Jean d’Ormesson, Simone Veil, La Croix et les muets évêques de France…

Le jeu­di 18 mars, l’Académie fran­çaise a reçu à son trei­zième fau­teuil Madame Simone Veil, le ministre de la Santé qui fit léga­li­ser l’avortement en France le 17 jan­vier 1975.

Ce n’est pas en ver­tu d’une pro­duc­tion lit­té­raire que la haute ins­ti­tu­tion, jadis garante de la pure­té de la langue et de l’honneur de la France, l’a accueillie en son sein. C’est bien en rai­son de son enga­ge­ment poli­tique qui reste étroi­te­ment lié à la loi à laquelle elle a lais­sée son nom, celle qui, depuis trente-​cinq ans, tue près de 300 000 enfants dans le ventre de leur mère chaque année.

Entre ces inno­cents indus­triel­le­ment mas­sa­crés parce que l’arbitraire leur a dénié le sta­tut d’être humain et les puis­sants qui, à la suite des tyrans d’autres temps, ont des­po­ti­que­ment déci­dé que cer­taines exis­tences ne valaient pas la peine d’être vécues, nous devons en conscience venir au secours des vic­times du caprice contem­po­rain.
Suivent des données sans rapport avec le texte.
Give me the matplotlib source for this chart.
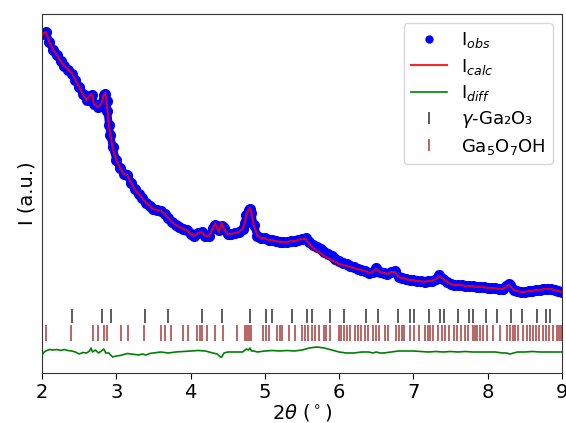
import matplotlib
matplotlib.use("Agg")
import matplotlib.pyplot as plt
from matplotlib.lines import Line2D

# ---------------- data ----------------
two_theta = [2.00, 2.05, 2.10, 2.15, 2.20, 2.25, 2.30, 2.35, 2.40, 2.45, 2.50, 2.55, 2.60, 2.65, 2.67,
             2.70, 2.75, 2.80, 2.83, 2.85, 2.87, 2.88, 2.90, 2.92, 2.95, 3.00, 3.05, 3.10, 3.15, 3.20,
             3.25, 3.30, 3.35, 3.40, 3.45, 3.50, 3.55, 3.60, 3.65, 3.70, 3.75, 3.80, 3.85, 3.90, 3.95,
             4.00, 4.05, 4.10, 4.15, 4.20, 4.25, 4.30, 4.33, 4.35, 4.38, 4.42, 4.45, 4.50, 4.55, 4.60,
             4.65, 4.70, 4.73, 4.75, 4.78, 4.80, 4.82, 4.85, 4.90, 4.95, 5.00, 5.05, 5.10, 5.15, 5.20,
             5.25, 5.30, 5.35, 5.40, 5.45, 5.50, 5.55, 5.60, 5.65, 5.70, 5.75, 5.80, 5.85, 5.90, 5.95,
             6.00, 6.05, 6.10, 6.15, 6.20, 6.25, 6.30, 6.35, 6.40, 6.45, 6.50, 6.55, 6.60, 6.65, 6.70,
             6.75, 6.80, 6.85, 6.90, 6.95, 7.00, 7.05, 7.10, 7.15, 7.20, 7.25, 7.30, 7.35, 7.40, 7.45,
             7.50, 7.55, 7.60, 7.65, 7.70, 7.75, 7.80, 7.85, 7.90, 7.95, 8.00, 8.05, 8.10, 8.15, 8.20,
             8.25, 8.28, 8.30, 8.35, 8.40, 8.45, 8.50, 8.55, 8.60, 8.65, 8.70, 8.75, 8.80, 8.85, 8.90,
             8.95, 9.00]

i_obs = [339, 341, 331, 323, 318, 312, 307, 303, 299, 293, 286, 279, 273, 277, 278,
         269, 266, 269, 278, 279, 272, 262, 248, 238, 226, 213, 205, 199, 198, 190,
         184, 179, 175, 170, 167, 164, 163, 162, 159, 155, 151, 148, 146, 144, 143,
         139, 137, 140, 141, 137, 137, 145, 148, 147, 143, 147, 145, 139, 139, 140,
         141, 144, 150, 158, 163, 164, 160, 148, 137, 135, 135, 133, 133, 132, 131,
         131, 131, 132, 132, 133, 134, 135, 131, 128, 126, 124, 121, 119, 117, 114,
         112, 110, 109, 107, 106, 104, 103, 102, 100, 101, 105, 101, 100, 99, 101,
         102, 96, 95, 94, 93, 93, 92, 92, 91, 92, 92, 94, 98, 94, 91,
         89, 88, 88, 88, 87, 87, 87, 86, 86, 86, 85, 85, 85, 84, 84,
         87, 89, 88, 83, 82, 81, 81, 82, 82, 83, 83, 84, 84, 84, 83,
         82, 81]

i_calc = [339, 341, 331, 323, 318, 312, 307, 304, 300, 293, 286, 279, 273, 278, 279,
          269, 266, 269, 278, 280, 272, 262, 248, 238, 226, 213, 205, 199, 198, 190,
          184, 179, 175, 170, 167, 164, 163, 162, 159, 155, 151, 148, 146, 144, 143,
          139, 137, 140, 141, 137, 137, 145, 150, 146, 141, 150, 144, 139, 139, 140,
          141, 144, 150, 158, 163, 165, 160, 148, 137, 135, 135, 133, 133, 132, 131,
          131, 131, 132, 132, 133, 134, 134, 129, 125, 122, 120, 117, 115, 113, 111,
          109, 108, 107, 106, 105, 104, 103, 102, 100, 101, 104, 101, 100, 99, 101,
          101, 96, 95, 94, 93, 93, 92, 92, 91, 92, 92, 94, 97, 94, 91,
          89, 88, 88, 88, 87, 87, 87, 86, 86, 86, 85, 85, 85, 84, 84,
          86, 88, 87, 83, 82, 81, 81, 82, 82, 83, 83, 84, 84, 84, 83,
          82, 81]

two_theta_diff = [2.00, 2.03, 2.05, 2.10, 2.15, 2.20, 2.25, 2.30, 2.35, 2.40, 2.45, 2.50, 2.55, 2.60,
                  2.64, 2.66, 2.68, 2.72, 2.76, 2.80, 2.83, 2.86, 2.90, 2.95, 3.00, 3.05, 3.10, 3.15,
                  3.20, 3.25, 3.30, 3.35, 3.40, 3.45, 3.50, 3.60, 3.70, 3.80, 3.90, 4.00, 4.10, 4.20,
                  4.30, 4.36, 4.40, 4.42, 4.45, 4.50, 4.60, 4.70, 4.75, 4.78, 4.80, 4.82, 4.85, 4.90,
                  5.00, 5.10, 5.20, 5.30, 5.40, 5.50, 5.60, 5.70, 5.80, 5.90, 6.00, 6.10, 6.20, 6.30,
                  6.40, 6.45, 6.50, 6.55, 6.60, 6.70, 6.80, 6.90, 7.00, 7.10, 7.20, 7.30, 7.40, 7.50,
                  7.60, 7.70, 7.80, 7.90, 8.00, 8.10, 8.20, 8.25, 8.30, 8.35, 8.40, 8.50, 8.60, 8.70,
                  8.80, 8.90, 9.00]
i_diff = [18, 21, 22, 23.5, 23, 23.5, 22.5, 23.5, 22.5, 22, 21, 19, 20.5, 20,
          22, 25, 21, 23, 20, 22, 24, 20, 20, 16, 17, 17.5, 18.5, 19.5,
          19, 18.5, 18, 19, 18, 19.5, 20, 21, 20, 21, 21.5, 22, 22.5, 22,
          20, 19, 16, 16, 20, 21, 21, 21, 24, 23, 25, 22, 22, 21,
          22, 22.5, 22, 22.5, 22, 23, 25, 26, 25, 23, 21, 20, 20, 21,
          21, 20, 21, 20, 20, 21, 22, 22, 22, 21.5, 21, 21.5, 21, 21.5,
          21, 21.5, 21, 21, 21, 21, 20, 20, 19, 20, 21, 21, 21.5, 21,
          21, 21, 21]

gamma_ga2o3_peaks = [2.40, 2.81, 2.93, 3.39, 3.70, 4.16, 4.42, 4.80, 5.02, 5.09, 5.37, 5.57,
                     5.64, 5.88, 6.06, 6.36, 6.52, 6.79, 6.95, 7.01, 7.21, 7.36, 7.41, 7.60,
                     7.75, 7.80, 7.98, 8.12, 8.32, 8.46, 8.67, 8.79, 8.84]

ga5o7oh_peaks = [2.06, 2.39, 2.68, 2.76, 2.84, 2.87, 3.07, 3.16, 3.37, 3.60, 3.66, 3.74, 3.90,
                 3.96, 4.09, 4.13, 4.16, 4.22, 4.33, 4.43, 4.62, 4.73, 4.76, 4.79, 4.82, 4.98,
                 5.01, 5.05, 5.17, 5.20, 5.23, 5.32, 5.41, 5.50, 5.54, 5.58, 5.64, 5.67, 5.73,
                 5.79, 5.82, 5.88, 6.00, 6.03, 6.07, 6.10, 6.15, 6.21, 6.26, 6.30, 6.35, 6.39,
                 6.45, 6.50, 6.54, 6.62, 6.66, 6.77, 6.80, 6.84, 6.87, 6.96, 7.01, 7.07, 7.16,
                 7.19, 7.22, 7.27, 7.33, 7.38, 7.42, 7.48, 7.54, 7.58, 7.64, 7.69, 7.74, 7.80,
                 7.83, 7.85, 7.89, 7.94, 7.99, 8.07, 8.17, 8.26, 8.30, 8.34, 8.37, 8.41, 8.47,
                 8.53, 8.57, 8.61, 8.65, 8.69, 8.74, 8.78, 8.83, 8.88, 8.93, 8.96, 8.99]

x_ticks = [2, 3, 4, 5, 6, 7, 8, 9]
label_obs = r"I$_{obs}$"
label_calc = r"I$_{calc}$"
label_diff = r"I$_{diff}$"
label_gamma = r"$\gamma$-Ga₂O₃"
label_ga5 = r"Ga$_5$O$_7$OH"

# ---------------- figure ----------------
fig = plt.figure(figsize=(5.66, 4.23), dpi=100)
ax = fig.add_axes([42 / 566, 50 / 423, 520 / 566, 359 / 423])

# observed: band of dense blue dots
ax.plot(two_theta, i_obs, color="blue", lw=5.5, solid_capstyle="round", zorder=2)
ax.plot(two_theta, i_obs, "o", color="blue", ms=7, mec="blue", zorder=2)
ax.plot(two_theta, i_calc, color="red", lw=1.5, alpha=0.85, zorder=3)
ax.plot(two_theta_diff, i_diff, color="green", lw=1.2, zorder=3)

ax.plot(gamma_ga2o3_peaks, [57] * len(gamma_ga2o3_peaks), "|", color="black",
        ms=10, mew=1.2, alpha=0.75, zorder=3)
ax.plot(ga5o7oh_peaks, [40.5] * len(ga5o7oh_peaks), "|", color="darkred",
        ms=11, mew=1.2, alpha=0.7, zorder=3)

ax.set_xlim(2, 9)
ax.set_ylim(0, 359)
ax.set_xticks(x_ticks)
ax.set_xticklabels([str(t) for t in x_ticks])
ax.set_yticks([])
ax.tick_params(axis="x", labelsize=14, direction="out", length=4)
ax.set_xlabel(r"$2\theta$ ($^\circ$)", fontsize=14, labelpad=0)
ax.set_ylabel("I (a.u.)", fontsize=14)
for s in ax.spines.values():
    s.set_color("#333333")

handles = [
    Line2D([], [], marker="o", ls="none", color="blue", ms=5),
    Line2D([], [], color="red", lw=1.5, alpha=0.85),
    Line2D([], [], color="green", lw=1.2),
    Line2D([], [], marker="|", ls="none", color="black", ms=9, mew=1.2, alpha=0.75),
    Line2D([], [], marker="|", ls="none", color="darkred", ms=9, mew=1.2, alpha=0.7),
]
labels = [label_obs, label_calc, label_diff, label_gamma, label_ga5]
ax.legend(handles, labels, loc="upper right", fontsize=13, frameon=True,
          handletextpad=0.8, labelspacing=0.35)

fig.savefig("out.png", dpi=100)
Aucune situa­tion d’exception ne sau­rait légi­ti­mer la mort d’une per­sonne sans défense.

Dans ces condi­tions, les hymnes chan­tés à la gloire de cette recon­nais­sance suprême de l’avortement par ceux-​là même qui devraient la dénon­cer, consti­tuent un scan­dale :

Entendre Jean d’Ormesson, accueillant au siège qu’occupait son oncle, ancien ambas­sa­deur auprès du pape Pie XII, par­ler de « vic­toire his­to­rique » à pro­pos de la loi léga­li­sant l’avortement est un scan­dale. Utilisant sa nais­sance, son nom et son intel­li­gence pour défendre le meurtre et pour faire de sa nou­velle « consœur » une héroïne ; condam­nant l’Église au tra­vers de l’affaire si média­ti­sée et si tron­quée de Recife, l’écrivain a par­ti­ci­pé à la décon­si­dé­ra­tion de sa mai­son.
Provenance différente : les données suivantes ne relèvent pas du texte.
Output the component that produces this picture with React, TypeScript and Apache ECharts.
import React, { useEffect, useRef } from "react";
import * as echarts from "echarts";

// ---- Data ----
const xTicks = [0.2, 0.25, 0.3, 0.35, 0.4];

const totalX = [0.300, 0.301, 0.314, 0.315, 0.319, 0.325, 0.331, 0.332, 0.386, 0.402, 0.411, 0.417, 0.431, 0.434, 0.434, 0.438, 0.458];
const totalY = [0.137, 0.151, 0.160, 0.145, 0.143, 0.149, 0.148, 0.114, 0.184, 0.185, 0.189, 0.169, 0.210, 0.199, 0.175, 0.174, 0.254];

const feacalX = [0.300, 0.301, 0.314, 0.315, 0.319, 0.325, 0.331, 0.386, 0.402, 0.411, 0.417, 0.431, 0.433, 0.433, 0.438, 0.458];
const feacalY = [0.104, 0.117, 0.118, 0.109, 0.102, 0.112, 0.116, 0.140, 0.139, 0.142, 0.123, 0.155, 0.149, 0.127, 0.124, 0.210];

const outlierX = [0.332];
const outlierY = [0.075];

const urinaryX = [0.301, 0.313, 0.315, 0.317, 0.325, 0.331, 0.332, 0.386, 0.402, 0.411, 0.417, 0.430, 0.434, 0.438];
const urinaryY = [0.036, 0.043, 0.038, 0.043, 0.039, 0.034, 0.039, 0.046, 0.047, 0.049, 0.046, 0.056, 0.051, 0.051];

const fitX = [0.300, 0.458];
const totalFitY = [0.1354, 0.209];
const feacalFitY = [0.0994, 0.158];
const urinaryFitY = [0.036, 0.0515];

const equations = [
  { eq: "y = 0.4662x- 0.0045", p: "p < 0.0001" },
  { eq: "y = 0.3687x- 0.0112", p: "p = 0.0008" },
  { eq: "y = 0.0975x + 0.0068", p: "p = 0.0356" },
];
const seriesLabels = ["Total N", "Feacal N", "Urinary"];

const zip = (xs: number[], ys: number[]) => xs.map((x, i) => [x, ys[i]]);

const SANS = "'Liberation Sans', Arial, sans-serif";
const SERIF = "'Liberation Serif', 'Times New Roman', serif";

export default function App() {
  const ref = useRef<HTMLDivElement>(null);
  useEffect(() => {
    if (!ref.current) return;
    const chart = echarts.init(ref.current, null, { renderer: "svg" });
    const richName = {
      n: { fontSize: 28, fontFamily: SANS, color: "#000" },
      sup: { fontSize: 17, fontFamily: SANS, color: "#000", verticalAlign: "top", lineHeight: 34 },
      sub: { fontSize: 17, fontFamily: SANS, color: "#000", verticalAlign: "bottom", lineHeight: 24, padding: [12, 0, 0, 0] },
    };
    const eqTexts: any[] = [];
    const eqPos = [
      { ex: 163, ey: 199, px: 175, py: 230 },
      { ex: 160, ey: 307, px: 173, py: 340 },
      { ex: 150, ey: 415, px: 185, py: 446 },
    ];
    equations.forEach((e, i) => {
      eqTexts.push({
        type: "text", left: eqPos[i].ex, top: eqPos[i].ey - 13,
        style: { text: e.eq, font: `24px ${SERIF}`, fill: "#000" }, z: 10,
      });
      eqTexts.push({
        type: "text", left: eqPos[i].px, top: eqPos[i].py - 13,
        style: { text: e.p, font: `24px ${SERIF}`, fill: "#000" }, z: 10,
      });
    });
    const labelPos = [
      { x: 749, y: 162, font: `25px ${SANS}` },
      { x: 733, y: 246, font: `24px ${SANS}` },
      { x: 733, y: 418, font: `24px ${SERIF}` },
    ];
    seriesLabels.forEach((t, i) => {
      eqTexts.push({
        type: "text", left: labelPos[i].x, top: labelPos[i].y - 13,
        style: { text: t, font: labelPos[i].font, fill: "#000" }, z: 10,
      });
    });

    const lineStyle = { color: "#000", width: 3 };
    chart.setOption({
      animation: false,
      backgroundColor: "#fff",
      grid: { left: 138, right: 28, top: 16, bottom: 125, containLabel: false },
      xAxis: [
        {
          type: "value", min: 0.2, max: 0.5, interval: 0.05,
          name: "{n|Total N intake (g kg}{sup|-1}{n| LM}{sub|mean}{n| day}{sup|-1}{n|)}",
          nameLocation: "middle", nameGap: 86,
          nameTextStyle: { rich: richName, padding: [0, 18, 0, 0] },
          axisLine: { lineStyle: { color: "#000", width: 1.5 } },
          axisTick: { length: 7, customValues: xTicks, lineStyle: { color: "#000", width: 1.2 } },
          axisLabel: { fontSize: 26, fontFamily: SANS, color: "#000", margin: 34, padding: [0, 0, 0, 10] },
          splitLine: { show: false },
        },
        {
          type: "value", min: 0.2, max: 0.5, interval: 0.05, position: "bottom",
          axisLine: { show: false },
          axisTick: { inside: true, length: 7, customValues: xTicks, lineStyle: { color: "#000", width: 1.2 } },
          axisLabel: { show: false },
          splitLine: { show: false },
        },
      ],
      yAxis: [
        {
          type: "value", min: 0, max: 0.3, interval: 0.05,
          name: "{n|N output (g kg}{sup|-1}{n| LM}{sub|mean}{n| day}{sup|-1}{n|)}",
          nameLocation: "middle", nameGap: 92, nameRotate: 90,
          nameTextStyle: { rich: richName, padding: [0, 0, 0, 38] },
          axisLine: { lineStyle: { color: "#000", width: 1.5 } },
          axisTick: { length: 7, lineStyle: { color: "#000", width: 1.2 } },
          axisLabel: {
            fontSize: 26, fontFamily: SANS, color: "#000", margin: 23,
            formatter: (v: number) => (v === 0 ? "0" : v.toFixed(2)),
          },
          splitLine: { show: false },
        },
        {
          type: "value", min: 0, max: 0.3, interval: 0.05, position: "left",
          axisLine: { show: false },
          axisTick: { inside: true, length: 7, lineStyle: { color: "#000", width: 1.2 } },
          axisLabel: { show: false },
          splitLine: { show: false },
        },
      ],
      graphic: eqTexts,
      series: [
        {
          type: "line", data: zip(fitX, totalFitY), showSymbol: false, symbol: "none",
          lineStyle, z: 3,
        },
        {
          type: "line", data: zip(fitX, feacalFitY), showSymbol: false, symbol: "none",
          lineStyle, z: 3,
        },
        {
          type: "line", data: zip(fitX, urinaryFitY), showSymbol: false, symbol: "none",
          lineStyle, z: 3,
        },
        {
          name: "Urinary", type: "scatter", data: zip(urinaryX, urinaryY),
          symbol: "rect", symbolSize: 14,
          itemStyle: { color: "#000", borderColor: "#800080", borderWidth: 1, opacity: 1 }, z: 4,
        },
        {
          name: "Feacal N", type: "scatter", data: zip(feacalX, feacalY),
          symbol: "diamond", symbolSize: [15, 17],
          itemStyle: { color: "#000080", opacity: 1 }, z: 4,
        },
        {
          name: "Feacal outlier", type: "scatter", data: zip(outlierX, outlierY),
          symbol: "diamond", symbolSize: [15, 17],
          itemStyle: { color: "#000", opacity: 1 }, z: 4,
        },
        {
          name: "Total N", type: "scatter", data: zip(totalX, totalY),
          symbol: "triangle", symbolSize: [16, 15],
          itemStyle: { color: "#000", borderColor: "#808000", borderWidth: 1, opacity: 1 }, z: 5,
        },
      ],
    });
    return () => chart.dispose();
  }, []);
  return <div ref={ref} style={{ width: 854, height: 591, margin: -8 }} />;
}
Lire dans le jour­nal La Croix, organe offi­cieux des évêques de France, des extraits [1] du dis­cours de Jean d’Ormesson sans qu’aucun émoi de la rédac­tion ne soit mani­fes­té à l’égard de ceux qui sont depuis des années pure­ment et sim­ple­ment assas­si­nés consti­tue éga­le­ment un scan­dale.
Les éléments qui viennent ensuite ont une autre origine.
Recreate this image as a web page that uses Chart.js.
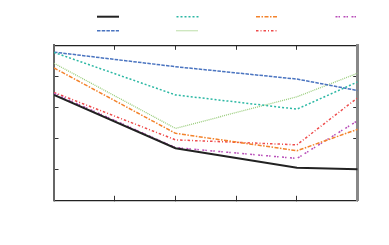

Enfin consi­dé­rer que la Conférence des évêques de France a obser­vé un silence abso­lu alors que Simone Veil s’est elle-​même féli­ci­tée de la com­pli­ci­té silen­cieuse de leurs pré­dé­ces­seurs en 1975 est un nou­veau scan­dale de la part de ceux qui devraient nor­ma­le­ment défendre la vie que Dieu confère aux hommes.

Ainsi expliquait-​elle :

« Avec l’Eglise catho­lique, les choses se sont mieux dérou­lées que j’au­rais pu le craindre. […] je me suis entre­te­nue avec le pré­lat en charge de ces pro­blèmes au sein de la hié­rar­chie catho­lique. Il n’a pas ten­té de me dis­sua­der. Il expri­mait le vœu que la liber­té de conscience soit assu­rée dans la loi et que nul ne puisse obli­ger un méde­cin ou un soi­gnant à pra­ti­quer une IVG. Il est vrai qu’à cette époque, l’Eglise de France était très ouverte ».

C’est pour­quoi, en accueillant au fau­teuil de Paul Claudel l’auteur de cette loi infan­ti­cide aux côtés du chef d’État qui l’a signée, l’Académie fran­çaise endosse le plus hon­teux des dis­cré­dits.

Oubliant sa fon­da­tion par le car­di­nal de Richelieu, insul­tant les grandes figures qui, de Bossuet à Albert de Mun, lui avaient confé­ré son aura et son hon­neur, la cou­pole maza­rine s’apparente désor­mais à l’antichambre de celle du Panthéon.

Face à la masse de vies déli­bé­ré­ment inter­rom­pues, le titre d’immortel n’en devient que plus pathé­tique.

La Porte Latine

[1] « C’est une joie, Madame, et un hon­neur de vous accueillir dans cette vieille mai­son ».